Суд мести

"There wasn't a single session in November. The jurors began to get worried. It was fine for me, I'm a pensioner, I can spend as much time in court as you want. But about 80 per cent of the jurors had jobs," Yevgeniy Ivanovich explains.

This is what another juror, Vladimir Ivanovich, says: "Some of them had highly-paid jobs and wanted to keep them. They began to worry that if the trial was prolonged, they might get into trouble at work."

Nina Vasilyevna recalls being upset to hear at the final session that six members of the jury had asked to be excused. "We really wanted to hear the case through to the end. When I found out the jury was being dismissed, I wanted to phone the ones who'd pulled out. I wanted to try and talk them round, but I was told it was too late."

One juror, who asked for her name not be given, believes that not all of them asked to be excused of their own free will. "I think we were dismissed when it became clear that we didn't have a lot of faith in the prosecution."

Yevgeniy Ivanovich agrees: "We wouldn't have been able to convict. Why? Simply because the case against him was so badly put together that all of us - all 16 - couldn't believe that Pichugin was guilty. We just didn't get that impression. There was no proof against him. I think we were sent home because there wasn't enough evidence to obtain a conviction."

Nina Vasilyevna admits that although during her time in the courtroom she heard only the prosecution's side of the story and nothing from the defence or from Pichugin, she still formed a positive opinion of the accused.

She explains why: "The witnesses didn't provide any concrete evidence against him. Nothing in what they said pointed to Pichugin's involvement. It was all rather vague and roundabout. They'd seen him somewhere. They'd heard this or that. But none of them could say anything specific. It was all unconvincing, and I'm not the only one to think so. At the end of each session, or during breaks, we'd be in the jury room for a while and sometimes we'd ask each other: 'So what did that witness say? Nothing specific at all.'"

"I was amazed that the second jury convicted him," says another juror who declined to be named. "It's unlikely the prosecution dug up something new that we weren't told about. When we were sitting, the prosecution was just making it up. I remember the members of the gang being cross-examined. They couldn't say anything at all, and in general they didn't inspire much confidence. They were led into the courtroom in handcuffs.

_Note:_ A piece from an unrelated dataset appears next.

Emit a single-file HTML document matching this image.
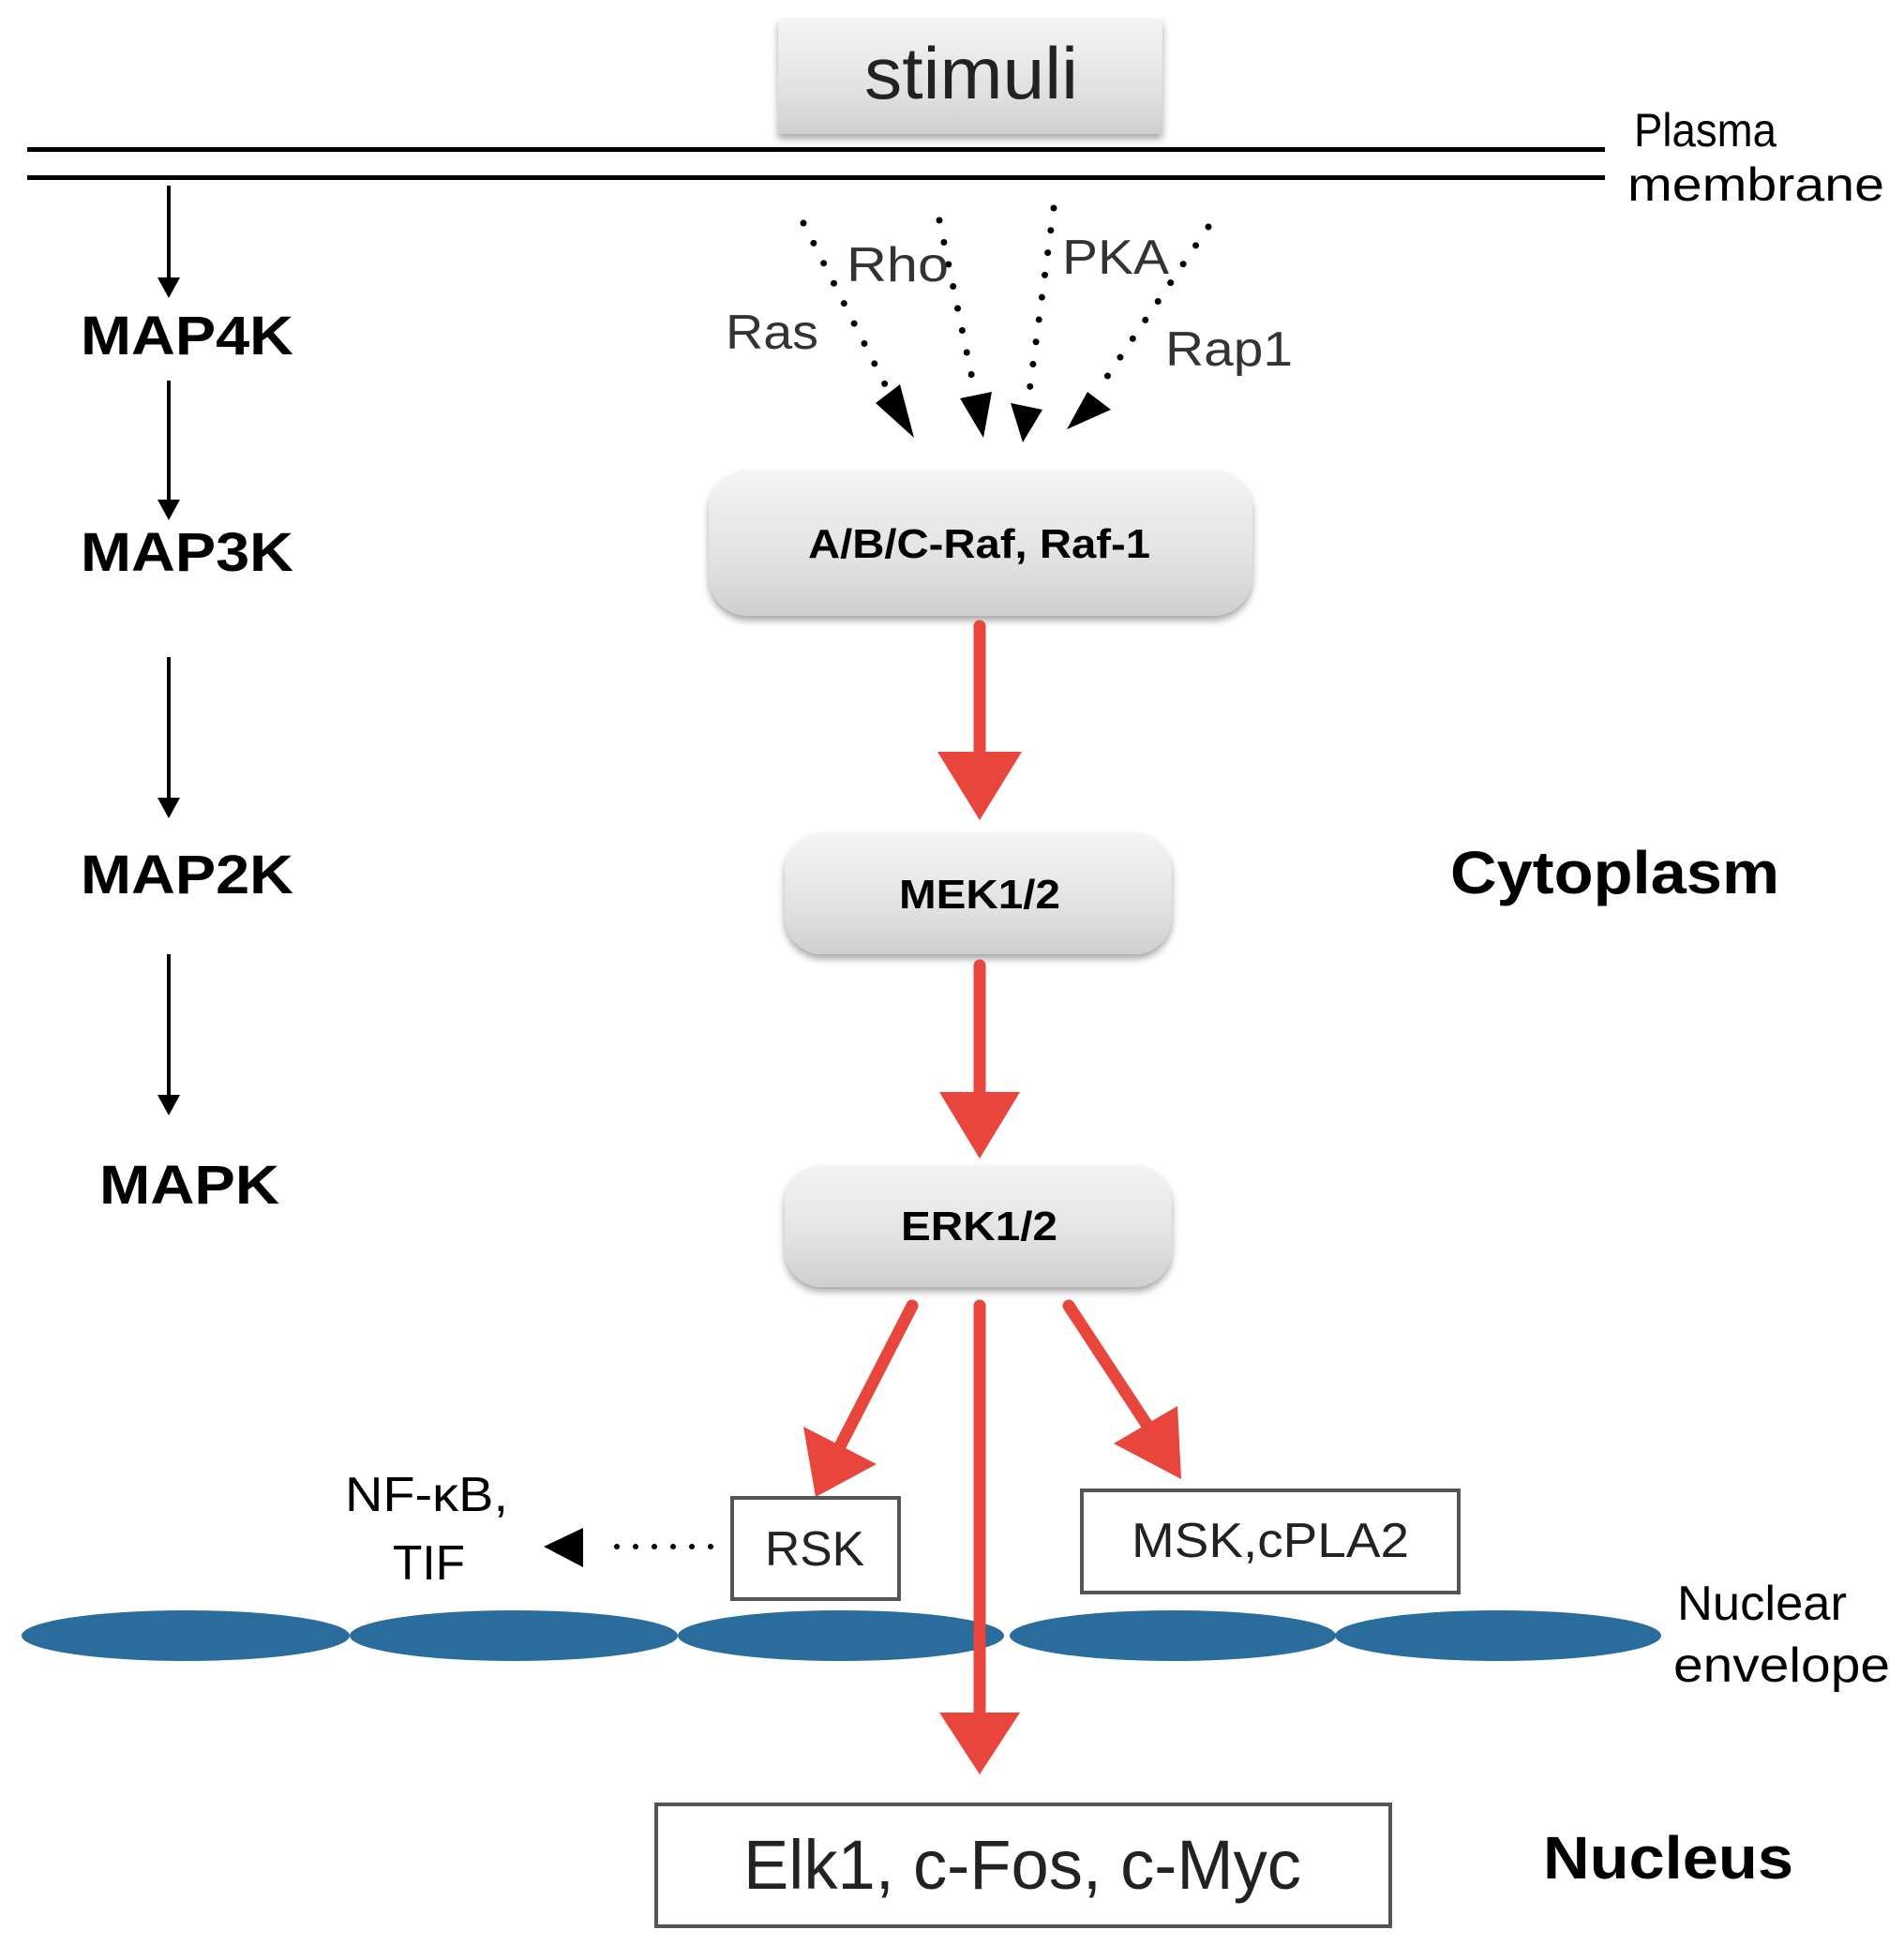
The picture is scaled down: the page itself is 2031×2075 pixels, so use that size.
<!DOCTYPE html>
<html><head><meta charset="utf-8"><style>html,body{margin:0;padding:0;background:#fff}svg{display:block}</style></head>
<body>
<svg width="2031" height="2075" viewBox="0 0 2031 2075" xmlns="http://www.w3.org/2000/svg" font-family="Liberation Sans, sans-serif">
<defs>
<linearGradient id="g" x1="0" y1="0" x2="0" y2="1">
<stop offset="0" stop-color="#f4f4f4"/><stop offset="0.6" stop-color="#e2e2e2"/><stop offset="1" stop-color="#cfcfcf"/>
</linearGradient>
<filter id="sh" x="-10%" y="-10%" width="120%" height="130%"><feDropShadow dx="0" dy="5" stdDeviation="4" flood-color="#000" flood-opacity="0.35"/></filter>
</defs>
<!-- stimuli -->
<rect x="830" y="20" width="410" height="123" fill="url(#g)" filter="url(#sh)"/>
<text x="922" y="105" font-size="78" fill="#222" textLength="228" lengthAdjust="spacingAndGlyphs">stimuli</text>
<!-- membrane -->
<rect x="29" y="157" width="1683" height="5" fill="#000"/>
<rect x="29" y="187" width="1683" height="5" fill="#000"/>
<text x="1743" y="156" font-size="50" textLength="152" lengthAdjust="spacingAndGlyphs">Plasma</text>
<text x="1736" y="214" font-size="50" textLength="274" lengthAdjust="spacingAndGlyphs">membrane</text>
<!-- left cascade -->
<g stroke="#000" stroke-width="4">
<line x1="180" y1="198" x2="180" y2="300"/><line x1="180" y1="406" x2="180" y2="537"/>
<line x1="180" y1="701" x2="180" y2="855"/><line x1="180" y1="1018" x2="180" y2="1172"/>
</g>
<g fill="#000">
<path d="M168,296 L192,296 L180,318z"/><path d="M168,533 L192,533 L180,555z"/>
<path d="M168,851 L192,851 L180,873z"/><path d="M168,1168 L192,1168 L180,1190z"/>
</g>
<g font-size="58" font-weight="bold">
<text x="86" y="378" textLength="227" lengthAdjust="spacingAndGlyphs">MAP4K</text>
<text x="86" y="609" textLength="227" lengthAdjust="spacingAndGlyphs">MAP3K</text>
<text x="86" y="953" textLength="227" lengthAdjust="spacingAndGlyphs">MAP2K</text>
<text x="106" y="1284" textLength="192" lengthAdjust="spacingAndGlyphs">MAPK</text>
</g>
<!-- dotted inputs -->
<g stroke="#000" stroke-width="7" stroke-linecap="round" stroke-dasharray="0 24" fill="none">
<line x1="857" y1="238" x2="948" y2="418"/>
<line x1="1002" y1="235" x2="1040" y2="418"/>
<line x1="1124" y1="222" x2="1098" y2="418"/>
<line x1="1289" y1="242" x2="1170" y2="418"/>
</g>
<g fill="#000">
<path d="M934,430 L960,410 L975,467z"/>
<path d="M1024,425 L1058,418 L1049,467z"/>
<path d="M1078,430 L1112,437 L1091,472z"/>
<path d="M1160,418 L1185,437 L1138,458z"/>
</g>
<g font-size="52" fill="#333">
<text x="774" y="372" textLength="99" lengthAdjust="spacingAndGlyphs">Ras</text>
<text x="903" y="300" textLength="109" lengthAdjust="spacingAndGlyphs">Rho</text>
<text x="1133" y="292" textLength="114" lengthAdjust="spacingAndGlyphs">PKA</text>
<text x="1243" y="390" textLength="136" lengthAdjust="spacingAndGlyphs">Rap1</text>
</g>
<!-- kinase boxes -->
<rect x="756" y="502" width="580" height="155" rx="42" fill="url(#g)" filter="url(#sh)"/>
<text x="862" y="595" font-size="44" font-weight="bold" textLength="365" lengthAdjust="spacingAndGlyphs">A/B/C-Raf, Raf-1</text>
<rect x="837" y="889" width="413" height="129" rx="40" fill="url(#g)" filter="url(#sh)"/>
<text x="959" y="969" font-size="44" font-weight="bold" textLength="172" lengthAdjust="spacingAndGlyphs">MEK1/2</text>
<rect x="837" y="1243" width="413" height="130" rx="40" fill="url(#g)" filter="url(#sh)"/>
<text x="961" y="1323" font-size="44" font-weight="bold" textLength="167" lengthAdjust="spacingAndGlyphs">ERK1/2</text>
<!-- red arrows -->
<g stroke="#e8453c" stroke-width="13" stroke-linecap="round">
<line x1="1045" y1="668" x2="1045" y2="810"/>
<line x1="1045" y1="1030" x2="1045" y2="1170"/>
<line x1="973" y1="1393" x2="895" y2="1545"/>
<line x1="1045" y1="1393" x2="1045" y2="1840"/>
<line x1="1140" y1="1393" x2="1230" y2="1530"/>
</g>
<g fill="#e8453c">
<path d="M1000,802 L1090,802 L1045,875z"/>
<path d="M1002,1165 L1088,1165 L1045,1236z"/>
<path d="M857,1522 L935,1562 L870,1597z"/>
<path d="M1256,1500 L1260,1578 L1188,1540z"/>
<path d="M1002,1827 L1088,1827 L1045,1893z"/>
</g>
<!-- RSK etc -->
<rect x="781" y="1598" width="178" height="108" fill="#fff" stroke="#555" stroke-width="4"/>
<text x="816" y="1670" font-size="52" fill="#222" textLength="106" lengthAdjust="spacingAndGlyphs">RSK</text>
<rect x="1154" y="1590" width="402" height="109" fill="#fff" stroke="#555" stroke-width="4"/>
<text x="1207" y="1661" font-size="52" fill="#222" textLength="296" lengthAdjust="spacingAndGlyphs">MSK,cPLA2</text>
<text x="368" y="1612" font-size="52" textLength="174" lengthAdjust="spacingAndGlyphs">NF-κB,</text>
<text x="419" y="1685" font-size="52" textLength="77" lengthAdjust="spacingAndGlyphs">TIF</text>
<line x1="758" y1="1650" x2="640" y2="1650" stroke="#000" stroke-width="6" stroke-linecap="round" stroke-dasharray="0 20"/>
<path d="M580,1650 L622,1630 L622,1672z" fill="#000"/>
<!-- nuclear envelope -->
<g fill="#2a6c9c">
<ellipse cx="198" cy="1745" rx="175" ry="27"/><ellipse cx="548" cy="1745" rx="175" ry="27"/>
<ellipse cx="897" cy="1745" rx="174" ry="27"/><ellipse cx="1251" cy="1745" rx="174" ry="27"/>
<ellipse cx="1598" cy="1745" rx="174" ry="27"/>
</g>
<line x1="1045" y1="1715" x2="1045" y2="1775" stroke="#e8453c" stroke-width="13"/>
<text x="1789" y="1728" font-size="52" textLength="181" lengthAdjust="spacingAndGlyphs">Nuclear</text>
<text x="1785" y="1794" font-size="52" textLength="231" lengthAdjust="spacingAndGlyphs">envelope</text>
<text x="1547" y="953" font-size="64" font-weight="bold" textLength="351" lengthAdjust="spacingAndGlyphs">Cytoplasm</text>
<!-- nucleus -->
<rect x="700" y="1925" width="783" height="130" fill="#fff" stroke="#555" stroke-width="4"/>
<text x="793" y="2015" font-size="74" fill="#222" textLength="595" lengthAdjust="spacingAndGlyphs">Elk1, c-Fos, c-Myc</text>
<text x="1646" y="2004" font-size="64" font-weight="bold" textLength="267" lengthAdjust="spacingAndGlyphs">Nucleus</text>
</svg>
</body></html>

When we were discussing the case amongst ourselves, we weren't just wondering if he was guilty or not. The main thing was - what actually proved he was guilty."

The jurors probably did not suspect that someone might be interested in advance in their opinions, and they freely discussed their attitude towards the defendant in the jury room.

"After a while, one of us thought someone might be listening in on us in the jury room, so we shifted more of our discussions to outside," one juror recalls. "We weren't reading any reports on the case, or watching TV. In that sense we obeyed the judge, who was conducting the case in an entirely balanced manner. And it must have been hard for her, because it wasn't a pleasant case."